En este sentido, la trama social responde a una jerarquía que se acepta pero no se nombra de modo directo. Un status quo al cual rendir cuentas. Así, un diálogo entre Hoffa y Sheeran se asemeja a un ida y vuelta de palabras en clave que rememoran –en un ardid cinéfilo sin par- las viejas réplicas entre Abbott y Costello, mientras las alusiones disparan dardos que rodean el asesinato de JFK, algo que Hoffa sabrá cómo celebrar. En suma, Sheeran es alguien que la misma sociedad ha delineado como tal, obediente con las órdenes superiores, consciente del dinero que requiere el cuidado familiar, respetuoso de las normas convenidas. La celebración de su persona, de su capacidad para pintar paredes de rojo -tal el prólogo godardiano del film, también su corolario- no tardará en ocurrir, entre agasajos y discursos. Todo un mundo en las manos.

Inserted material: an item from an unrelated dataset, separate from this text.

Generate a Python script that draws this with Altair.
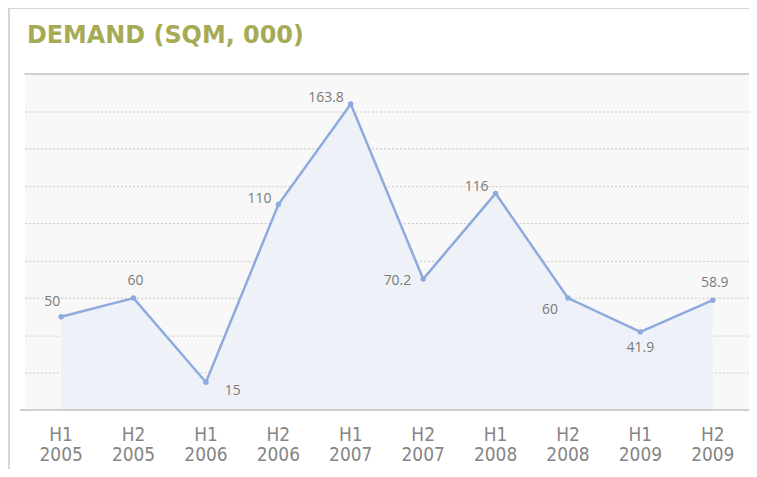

Pero al final, poco. Es más, se acerca la Navidad. Pero los días ya son todos iguales. Y Scorsese que hasta quita la música a la banda sonora. La película se vuelve casi muda. Permite que se sienta el respirar de las voces. Los diálogos con el sacerdote, la enfermera, los agentes de la ley. Ya no queda más nadie. Sólo un resquicio a través de la puerta, por medio del cual sostener un vínculo, aunque más no sea ritual, con lo que paulatinamente se evanesce.